Die Sicherheitslage in Haiti verschlechtert sich zunehmend. Bandengewalt, politische Instabilität und die steigende Zahl gewalttätiger Sexualdelikte erschüttern das Land. Auch die medizinische Versorgung wird durch extreme Gewalt und koordinierte Angriffe bewaffneter Gruppen vor fast unüberwindbare Herausforderungen gestellt. Der Weltkirchenrat fordert mehr Aufmerksamkeit für Haiti und Unterstützung durch die Weltgemeinschaft.
Medizinische Versorgung vor dem Kollaps
Seit Jahren leidet die Bevölkerung unter politischer Instabilität und einer sich verschärfenden humanitären Lage.

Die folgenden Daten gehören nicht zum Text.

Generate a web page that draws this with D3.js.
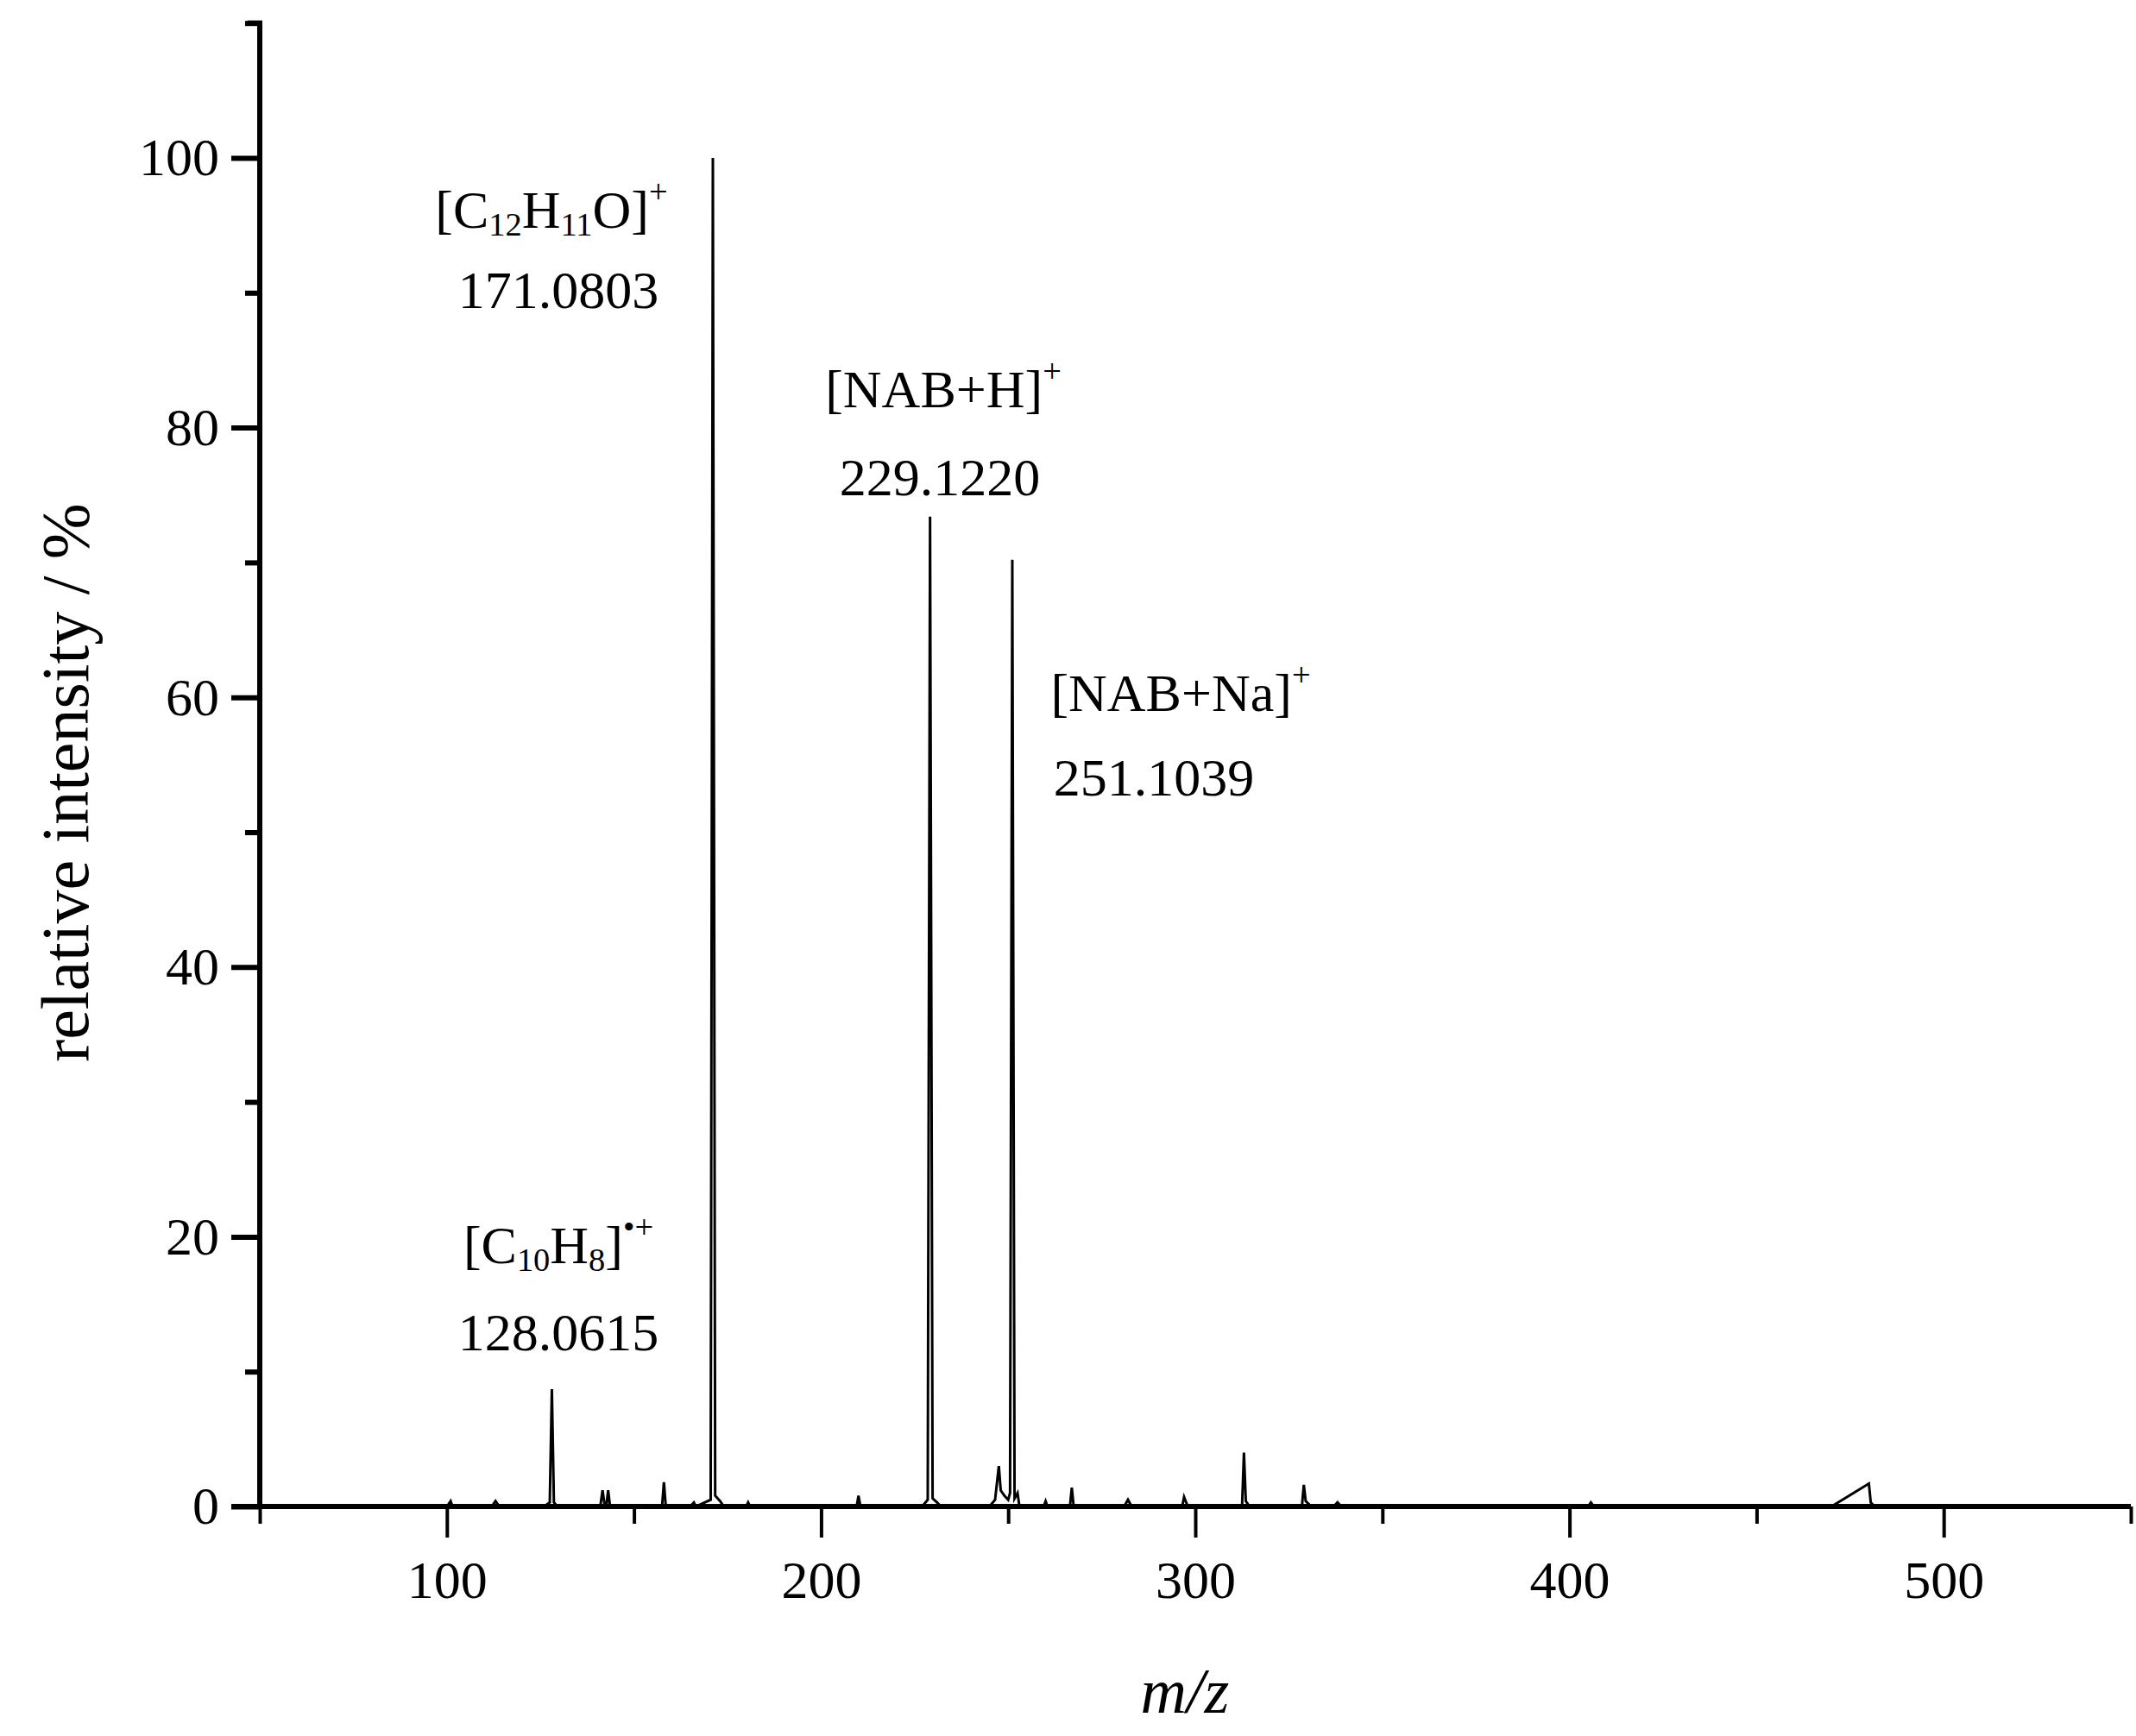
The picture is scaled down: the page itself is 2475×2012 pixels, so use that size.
<!DOCTYPE html>
<html><head><meta charset="utf-8">
<script src="https://cdn.jsdelivr.net/npm/d3@7"></script>
<style>body{margin:0;background:#fff}text{font-family:"Liberation Serif","Times New Roman",serif;fill:#000}</style>
</head><body><svg id="c" width="2475" height="2012"></svg>
<script>
// profile points of the spectrum (m/z, relative intensity)
const mz =        [50,100,101,101.5,110,112,113,114,120,126,127.5,128.06,128.6,129.5,140,141,141.6,142.2,142.6,143.1,143.6,150,157.5,158,158.5,165,166,166.5,170.5,171.08,171.7,173,174,177,180,180.5,181,200,209.5,210,210.5,220,227,228.5,229.12,229.8,231,232,240,245,246.5,247.5,248,249,250,250.5,251.1,251.7,252.5,253,258,259.5,260,260.5,266,266.5,267,267.5,280,281,282,283,290,296,296.5,297,298,310,312.5,313,313.5,314.5,327,328.5,329,329.5,331,337,338,339,400,405,405.7,406.5,470,480,480.5,481.5,550];
const intensity = [0,  0,  0.4,0,   0,  0,  0.4,0,  0,  0,  0.3,  8.7,   0.3,  0,    0,  0,  1.2,  0,    0,    1.2,  0,    0,  0,    1.8,0,    0,  0.3,0,    0.5,  100,   0.8,  0.4,0,  0,  0,  0.3,  0,  0,  0,    0.8,0,    0,  0,  0.5,  73.4,  0.6,  0.3,0,  0,  0,  0.5,  3,    1.2,0.8,0.5,1,    70.2, 0.6,  1,    0,  0,  0,    0.4,0,    0,  0,    1.4,0,    0,  0,  0.5,0,  0,  0,  0,    0.7,0,  0,  0,    4,    0.4,  0,    0,  0,    1.6,0.4,  0,  0,  0.3,0,  0,  0,    0.3,  0,    0,  1.7,0.3,  0,    0];
const xTicks = [100,200,300,400,500];
const yTicks = [0,20,40,60,80,100];

const svg = d3.select("#c");
const x = d3.scaleLinear().domain([50,550]).range([301,2469]);
const y = d3.scaleLinear().domain([0,100]).range([1746,183]);

svg.append("path")
  .datum(mz.map((m,i)=>[m,intensity[i]]))
  .attr("fill","none").attr("stroke","#000").attr("stroke-width",3)
  .attr("d", d3.line().x(d=>x(d[0])).y(d=>y(d[1])));

// x axis
const xa = svg.append("g").attr("transform","translate(0,1746)")
  .call(d3.axisBottom(x).tickValues(xTicks).tickSize(36).tickPadding(26).tickSizeOuter(0));
xa.append("g").call(d3.axisBottom(x).tickValues(d3.range(50,551,50).filter(v=>v%100)).tickSize(20).tickFormat(""));
xa.selectAll("path.domain").attr("stroke-width",6).attr("d","M268,0H2469");
xa.selectAll(".tick line").attr("stroke-width",4);
xa.selectAll("text").attr("font-size",62).style("font-family","Liberation Serif");

// y axis
const ya = svg.append("g").attr("transform","translate(301,0)")
  .call(d3.axisLeft(y).tickValues(yTicks).tickSize(33).tickPadding(14).tickSizeOuter(0));
ya.append("g").call(d3.axisLeft(y).tickValues(d3.range(10,111,20)).tickSize(17).tickFormat(""));
ya.selectAll("path.domain").attr("stroke-width",6).attr("d","M0,1746V25");
ya.selectAll(".tick line").attr("stroke-width",6);
ya.selectAll("text").attr("font-size",62).style("font-family","Liberation Serif");
svg.append("line").attr("x1",287).attr("x2",304).attr("y1",y(110)).attr("y2",y(110)).attr("stroke","#000").attr("stroke-width",6);

// axis titles
svg.append("text").attr("transform","translate(102,907) rotate(-90)").attr("text-anchor","middle")
  .attr("font-size",78).text("relative intensity / %");
svg.append("text").attr("x",1373).attr("y",1985).attr("text-anchor","middle").attr("font-size",74).attr("font-style","italic").text("m/z");

function ann(x0,y0,parts,fs){
  const t = svg.append("text").attr("x",x0).attr("y",y0).attr("text-anchor","middle").attr("font-size",fs);
  parts.forEach(p=>{
    const s = t.append("tspan").text(p[0]);
    if(p[1]==="sub"){s.attr("font-size",fs*0.62).attr("dy",9);}
    else if(p[1]==="sup"){s.attr("font-size",fs*0.62).attr("dy",-29);}
    else if(p[1]==="back"){s.attr("dy",p[2]);}
  });
  return t;
}
const fs=62;
ann(639,264,[["[C"],["12","sub"],["H","back",-9],["11","sub"],["O]","back",-9],["+","sup"]],fs);
ann(647,357,[["171.0803"]],fs);
ann(1093,472,[["[NAB+H]"],["+","sup"]],fs);
ann(1089,574,[["229.1220"]],fs);
ann(1368,824,[["[NAB+Na]"],["+","sup"]],fs);
ann(1337,922,[["251.1039"]],fs);
ann(647,1464,[["[C"],["10","sub"],["H","back",-9],["8","sub"],["]","back",-9],["•+","sup"]],fs);
ann(647,1565,[["128.0615"]],fs);
</script></body></html>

Seit Februar nimmt die organisierte Gewalt erneut zu. Bewaffnete Gruppen schließen sich zu Koalitionen zusammen und übernehmen zunehmend die Kontrolle in der haitianischen Hauptstadt Port-au-Prince. Stadtteile, die bisher nicht unter der Kontrolle der Kämpfer standen, geraten zunehmend unter Druck.
Aufgrund der extremen Gewaltzunahme steigt auch die Zahl der Verletzten, die medizinische Betreuung benötigen. Immer öfter stoßen die Krankenhäuser an ihre Grenzen – so auch die Klinik in Tabarre, die von „Ärzte ohne Grenzen“ betrieben wird. Durch die Überlastung der Kapazitäten ist die medizinische, insbesondere die chirurgische Versorgung, nur noch eingeschränkt möglich. Wie Seybou Diarra, der Koordinator eines der letzten funktionierenden Krankenhäuser in Port-au-Prince, mitteilte, wird der Zugang zu Gesundheitseinrichtungen für die Bevölkerung immer schwieriger. Für Menschen, die verletzt sind und eine Traumaversorgung benötigen, sei es inzwischen fast unmöglich geworden, eine angemessene medizinische Behandlung zu erhalten, warnt Diarra. Wenn sich die Lage nicht bald ändere, befürchtet er, dass viele Verwundete sterben könnten, weil eine Behandlung nicht möglich ist.
Aufmerksamkeit für Haiti gefordert
Angesichts der drastisch verschlechterten Lage ruft der Ökumenische Rat der Kirchen (ÖRK) zu mehr internationalem Engagement und Aufmerksamkeit für Haiti auf, wie die italienische Zeitung Sir berichtet. Der ÖRK beklagt, dass Gewalt und Todesfälle durch Banden und Sicherheitsgruppen weiter zugenommen haben. Zudem wird über eine steigende Zahl von Cholera-Fällen sowie über zunehmende sexuelle Gewalt berichtet. Erschwerend kommt hinzu, dass immer mehr Haitianer aus der Dominikanischen Republik abgeschoben werden. Seit April sind laut der Meldung etwa 20.000 Haitianer abgeschoben worden.
Im Rahmen einer Kampagne habe die Dominikanische Republik Dutzende Minderjährige, Schwangere und Mütter abgeschoben, die kürzlich entbunden hatten. Für Haiti, das ohnehin durch zahlreiche Krisen erschüttert ist, stellt das eine zusätzliche Belastung dar. Der Exekutivrat des Weltkirchenrates fordert, dass die Weltgemeinschaft die Ursachen der anhaltenden Krisen in Haiti stärker beachtet. Zudem müsse die Dominikanische Republik Gesetze verabschieden, die die Bevölkerung Haitis und Menschen haitianischer Abstammung schützen und wertschätzen.
„Wir laden alle Mitgliedskirchen des ÖRK ein, ihre christliche Solidarität mit dem Volk von Haiti zu bekräftigen und zu Gott um Erbarmen und Linderung der Klagen dieses gequälten Landes zu beten“, ruft der Weltkirchenrat abschließend zur Unterstützung auf.